Well, you didn't think Paul Azinger was going to let Nick Faldo one-up him when it came to making surprising wild-card picks, did you?
While Faldo stunned everyone by passing over beloved Ryder Cup warhorse Darren Clarke in favor of Ian Poulter, Azinger pulled a shocker by choosing Chad Campbell. Azinger passed over the likes of Woody Austin (who finished 10th on the points list and would've made the team automatically in previous years), young gun D.J. Trahan (who sparkled at the U.S. Open), Rocco Mediate (who became a national sensation when he nearly beat Tiger Woods in a playoff at the U.S. Open), and former Masters champ Zach Johnson, among others.
Azinger also made some obvious choices. He added Steve Stricker, who has played well over the last two years save for a mini-slump early this summer; Hunter Mahan, who won in Hartford but muddied his chances by making some anti-Ryder Cup remarks that he later apologized for; and J.B. Holmes, whose long-ball prowess, lone-wolf attitude and play-to-the-home-folks Kentucky background was something that Azinger made no secret about coveting.
Upon further review, as they say in the replay booth, picking Campbell isn't such a surprise. Campbell, a Texan noted for his Ben Hogan-like flat swing and low ball flight, has had a quiet, solid summer. That, combined with the fact that the other contenders have all but disappeared since the U.S. Open at Torrey Pines, makes him a logical choice. Azinger's biggest problem was one the past three U.S. captains have shared: They wanted to pick the hottest players on the American side and once again, there weren't any.

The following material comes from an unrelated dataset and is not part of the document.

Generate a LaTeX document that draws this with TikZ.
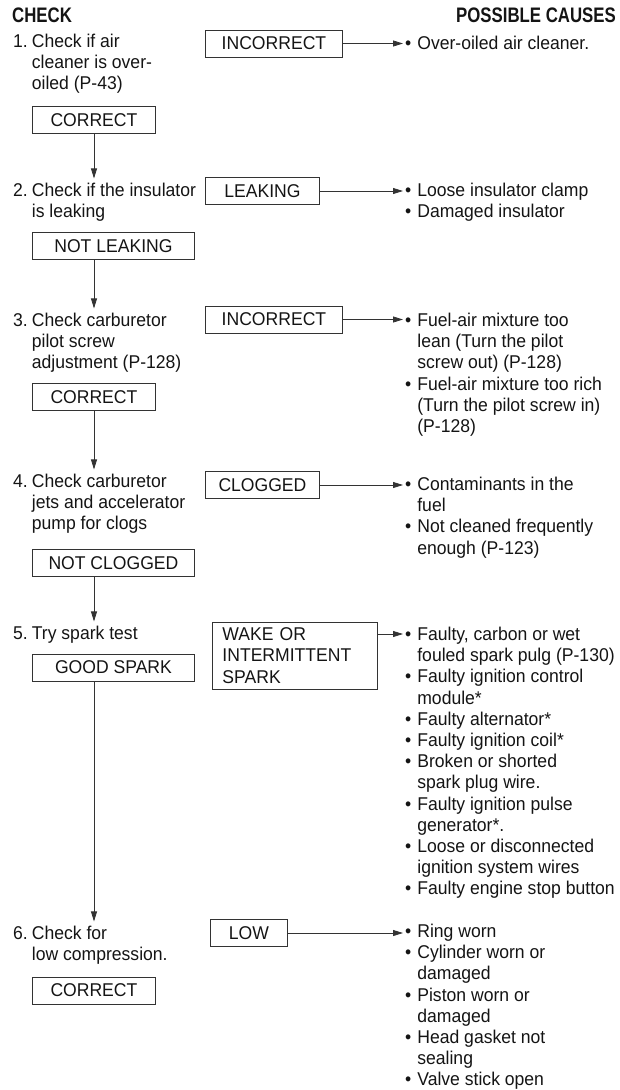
\documentclass[tikz,border=0pt]{standalone}
\usepackage{fontspec}
\setmainfont{Liberation Sans}[FakeStretch=0.95]
\newfontfamily\headfont{Liberation Sans}[FakeStretch=0.8]
\usetikzlibrary{arrows.meta, positioning}
\tikzstyle{result} = [rectangle, draw=black!80, line width=0.9pt, minimum height=27pt, inner xsep=0pt, anchor=west, text centered]
\tikzstyle{check} = [anchor=base west, inner sep=0pt]
\tikzstyle{cause} = [anchor=base west, inner sep=0pt]
\tikzstyle{heading} = [inner sep=0pt, font=\headfont\fontsize{21}{25}\selectfont\bfseries]
\tikzstyle{arrow} = [line width=0.8pt, draw=black!80, -{Triangle[length=10pt,width=6pt]}]
\newcommand{\stepitem}[2]{#1\hspace{4pt}\begin{tabular}[t]{@{}l@{}}#2\end{tabular}}
\newcommand{\causelist}[1]{\begin{tabular}[t]{@{}l@{\hspace{6pt}}l@{}}#1\end{tabular}}

\begin{document}
\begin{tikzpicture}[x=1pt, y=-1pt, font=\fontsize{18.5}{21.2}\selectfont, text=black!92]
    \useasboundingbox (0,0) rectangle (620,1090);
    \coordinate (spine) at (94,0);

    \node (head1) [heading, anchor=base west] at (12,22.5) {CHECK};
    \node (head2) [heading, anchor=base east] at (616,22.5) {POSSIBLE CAUSES};

    % 1. air cleaner
    \node (s1) [check] at (13,47.5) {\stepitem{1.}{Check if air\\cleaner is over-\\oiled (P-43)}};
    \node (bad1) [result, minimum width=137pt] at (205,43.5) {INCORRECT};
    \coordinate (t1) at (403,43.5);
    \node (c1) [cause] at (405,49.5) {\causelist{\textbullet & Over-oiled air cleaner.}};
    \node (ok1) [result, minimum width=123pt] at (32,120) {CORRECT};

    % 2. insulator
    \node (s2) [check] at (13,196.5) {\stepitem{2.}{Check if the insulator\\is leaking}};
    \node (bad2) [result, minimum width=114pt] at (205,191) {LEAKING};
    \coordinate (t2) at (403,191);
    \node (c2) [cause] at (405,196.5) {\causelist{\textbullet & Loose insulator clamp\\ \textbullet & Damaged insulator}};
    \node (ok2) [result, minimum width=162pt] at (32,246) {NOT LEAKING};

    % 3. pilot screw
    \node (s3) [check] at (13,326.5) {\stepitem{3.}{Check carburetor\\pilot screw\\adjustment (P-128)}};
    \node (bad3) [result, minimum width=137pt] at (205,319.5) {INCORRECT};
    \coordinate (t3) at (403,319.5);
    \node (c3) [cause] at (405,326.5) {\causelist{\textbullet & Fuel-air mixture too\\ & lean (Turn the pilot\\ & screw out) (P-128)\\
        \textbullet & Fuel-air mixture too rich\\ & (Turn the pilot screw in)\\ & (P-128)}};
    \node (ok3) [result, minimum width=123pt] at (32,397) {CORRECT};

    % 4. jets
    \node (s4) [check] at (13,487.5) {\stepitem{4.}{Check carburetor\\jets and accelerator\\pump for clogs}};
    \node (bad4) [result, minimum width=114pt] at (205,485) {CLOGGED};
    \coordinate (t4) at (403,485);
    \node (c4) [cause] at (405,490.5) {\causelist{\textbullet & Contaminants in the\\ & fuel\\ \textbullet & Not cleaned frequently\\ & enough (P-123)}};
    \node (ok4) [result, minimum width=162pt] at (32,563) {NOT CLOGGED};

    % 5. spark
    \node (s5) [check] at (13,639.5) {\stepitem{5.}{Try spark test}};
    \node (bad5) [result, minimum width=165pt, minimum height=67pt, inner xsep=10pt, text width=145pt, align=left] at (212,655.5) {WAKE OR\\INTERMITTENT\\SPARK};
    \coordinate (t5) at (403,634);
    \node (c5) [cause] at (405,640.5) {\causelist{\textbullet & Faulty, carbon or wet\\ & fouled spark pulg (P-130)\\
        \textbullet & Faulty ignition control\\ & module*\\ \textbullet & Faulty alternator*\\ \textbullet & Faulty ignition coil*\\
        \textbullet & Broken or shorted\\ & spark plug wire.\\ \textbullet & Faulty ignition pulse\\ & generator*.\\
        \textbullet & Loose or disconnected\\ & ignition system wires\\ \textbullet & Faulty engine stop button}};
    \node (ok5) [result, minimum width=162pt] at (32,667.5) {GOOD SPARK};

    % 6. compression
    \node (s6) [check] at (13,939.5) {\stepitem{6.}{Check for\\low compression.}};
    \node (bad6) [result, minimum width=77pt] at (210,933) {LOW};
    \coordinate (t6) at (403,933);
    \node (c6) [cause] at (405,937.5) {\causelist{\textbullet & Ring worn\\ \textbullet & Cylinder worn or\\ & damaged\\
        \textbullet & Piston worn or\\ & damaged\\ \textbullet & Head gasket not\\ & sealing\\ \textbullet & Valve stick open}};
    \node (ok6) [result, minimum width=123pt] at (32,990.5) {CORRECT};

    \draw [arrow] (bad1.east) -- (t1);
    \draw [arrow] (bad2.east) -- (t2);
    \draw [arrow] (bad3.east) -- (t3);
    \draw [arrow] (bad4.east) -- (t4);
    \draw [arrow] (bad5.east |- t5) -- (t5);
    \draw [arrow] (bad6.east) -- (t6);

    \draw [arrow, shorten >=3pt] (ok1.south -| spine) -- (s2.north -| spine);
    \draw [arrow, shorten >=3pt] (ok2.south -| spine) -- (s3.north -| spine);
    \draw [arrow, shorten >=3pt] (ok3.south -| spine) -- (s4.north -| spine);
    \draw [arrow, shorten >=3pt] (ok4.south -| spine) -- (s5.north -| spine);
    \draw [arrow, shorten >=3pt] (ok5.south -| spine) -- (s6.north -| spine);
\end{tikzpicture}
\end{document}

Check out Campbell's summer. He was 18th at the U.S. Open. Not bad. Since July, he's been very solid: seventh at the John Deere Classic, third at the U.S. Bank Championship (held as the big stars were playing the British Open, but still impressive), 14th at the Bridgestone Invitational and seventh at the Deutsche Bank Championship, thanks to a 69-66 finish. Those last two rounds, in fact, may have swayed Azinger.
The players who were passed over may have grievances, but don't forget, Azinger stressed all along that he wanted the hottest players, even if that meant taking a player who'd won three in a row on the Nationwide Tour. He was kidding about that well, I think he was kidding but he made his point. A good finish at the U.S. Open is ancient history in terms of a player's current form, and Azinger clearly emphasized the last few weeks.
Austin had a nice stretch when he finished ninth at the John Deere and then second at the Buick Open, although he let that win slip away with some bad putting at the end. Since then, he's missed two cuts and has only one top-40 finish and that was 39th. That spelled "C-o-o-l-e-d O-f-f," apparently, to Azinger.
Azinger made it clear that he was pulling for Mediate, among the tour's most popular and enthusiastic Ryder Cup boosters. Mediate appeared to be on track, following his U.S. Open performance with a 19th-place finish at the British Open. But he was 52nd at Firestone, 72nd at the PGA (after a red-flag final round of 85) and 69th at the Deutsche Bank, and he missed the cut at the Barclays.
That spelled "I-c-e C-o-l-d."
It was the same story with Trahan, a contender at Torrey Pines. A good ballstriker not known for his putting (a strike against him in match play), Trahan was eighth at Firestone, 31st at the PGA, then missed the cut at the Barclays. He blew up with a final-round 80 to finish 67th at the Deutsche Bank. It's only one round, but when you know that round might be to make the Ryder Cup team, and you don't break 80, that's the wrong kind of tiebreaker.
Azinger did what he could, and Campbell may turn out to be the smartest pick of the four. But it doesn't bode well for the U.S. team that, other than Campbell, no Americans really stepped forward and played well in August. Azinger chose the hottest players he could find. The fact that most of them are only lukewarm was beyond his control.